Posted Sep 11

We're in a 'golden era' of series episodic storytelling, says MR.X MD

by Giovanna Borges
We're in a 'golden era' of series episodic storytelling, says MR.X MD by Giovanna Borges


Founded almost 20 years ago, MR. X has undergone several phases and transformations throughout its history. Dennis Berardi, the studio’s founder, returns now as Global Managing Director and promises to change the concept of the VFX industry through MR. X.

The Focus spoke to Dennis to learn more about his career and his plans for the studio as Global MD. This is Part 1 of our chat with him.

You can read Part 2 here.



The Focus: Can you tell us a little bit more about yourself and your background?


Dennis: I started to work in technical support, training artists how to use computers. I got into the movie industry also through the technical area where I was using early CRT-based film recorders at the National Film Board and IMAX to do early digital output of images onto film. And I just fell in love with the merging of creativity and technology — this was really the spark for me.


I worked for a few companies in the early digital optical days, mainly doing compositing. Then, I ended up at a company called Toy Box in Toronto where I emerged slowly as the VFX Supervisor. We did some great David Fincher movies there, including Fight Club and The Game. This moment was really important for me because I started to see how effects and storytelling were going to be relying more and more on digital tools. After this experience, the idea for MR. X became bigger and my desire was to build a studio that was employing the latest technology but partnering with filmmakers to tell their stories.


TF: Where did the name “MR. X” come from?
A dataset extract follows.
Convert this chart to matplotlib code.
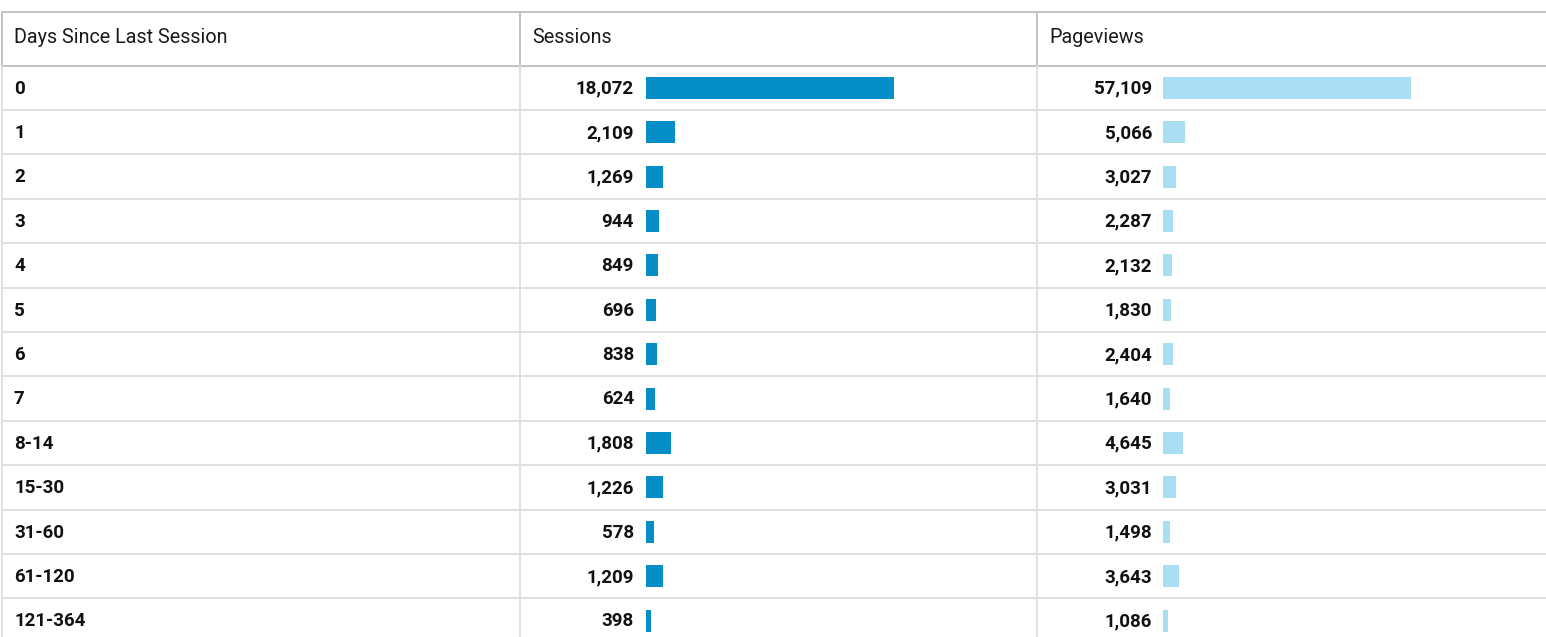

Dennis: The name was a bit of a lark. I created the Project X, a kind of a secret project where I was doing meetings quietly and trying to raise financing. It evolved and the concept turned into MR. X. I liked the idea of seamless integration into movies, like something that is integrated and essentially invisible or in the shadows. The more I kept developing the idea, the more I liked it.


TF: Given what the studio has achieved so far, what are the challenges you can see in today’s era of VFX and how do you plan to address them as Global Managing Director?


In the point of view of series episodic storytelling, it is the golden era. The streaming services are very hungry for content and the appetite in the marketplace is huge: people watch eight or 10 episodes in a weekend and then they are out of content. We’ve seen a huge emergence of series episodic (shows), which is exciting. The challenge is that we’ve also effectively seen budgets erode in terms of pricing as well as timelines erode in terms of the amount of time that we have to do our work. We used to have 15 or 20 weeks to deliver an episode of a feature film or a series episodic show. Now, we have six to 10 weeks. At the same time, to add to the complexity of this problem, the quality and the visual craft is much higher. Conclusion: we have shrinking deadlines, tighter budgets and a higher standard than we’ve ever seen in the history of cinema. In my opinion, that is the challenge.


At MR. X, we’re gravitating more towards the higher end of the market and we’re focusing really on creatures and big environments. In those types of projects, you tend to have a big value-added component as well as to have a little bit more time to develop the idea. Secondly, those projects are usually better budgeted and allows us to employ the best artists in the world and resource the shows properly. Thirdly, we feel like we really want to play to our strengths as we’re part of a global organization. We’ve got amazing technology available to us and we intend to employ more of it and innovate on top of that technology so we can become more efficient in turnaround versions of shots more quickly. When you do more versions of a shot per week, the quality goes up and the director and the producers have more opportunity to comment and see the work. Innovation and improvements in efficiency are a hugely important thing for us. And then lastly, we are a global organization between Toronto, Montreal and Bangalore. We’re developing expert-level knowledge and a large capacity to accommodate work. Being a little bit bigger has helped us with the challenges of the typical production, so our scale is helping us as well.


TF: You’re also a VFX Supervisor, and your most recent work was on Scary Stories to Tell In The Dark and Shazam! Can you tell us a little bit more about that?


I’m a VFX Supervisor first. I enjoy running the business in the context of making movies and not the other way around. My passion project right now is Monster Hunter, which is a film that I’m also one of the producers and the Visual Effects Supervisor on. It’s a monster movie based on a very popular Capcom video game named Monster Hunter: World and I’m very excited about that because it’s the highest-level creature animation and photorealistic rendering that we’ve ever done. It’s over 1,400 shots and we’re really designing the movie from start to the end.


TF: Do you have any advice for people who are starting their career in the VFX industry?


Study great works and look at the great directors, visual effects supervisors and production designers. Look at what Ridley Scott or Christopher Nolan do with their visuals and understand how you can employ the visual art in service of a story. I think an artist would be served well if they could look more at the masters of cinema to understand basic things like composition, camera placement, and lighting design, which have become fundamental norms in visual storytelling. So, my advice would be: study the masters and learn as much as you can. Also, get to know the important software. —


This interview has been lightly edited for clarity.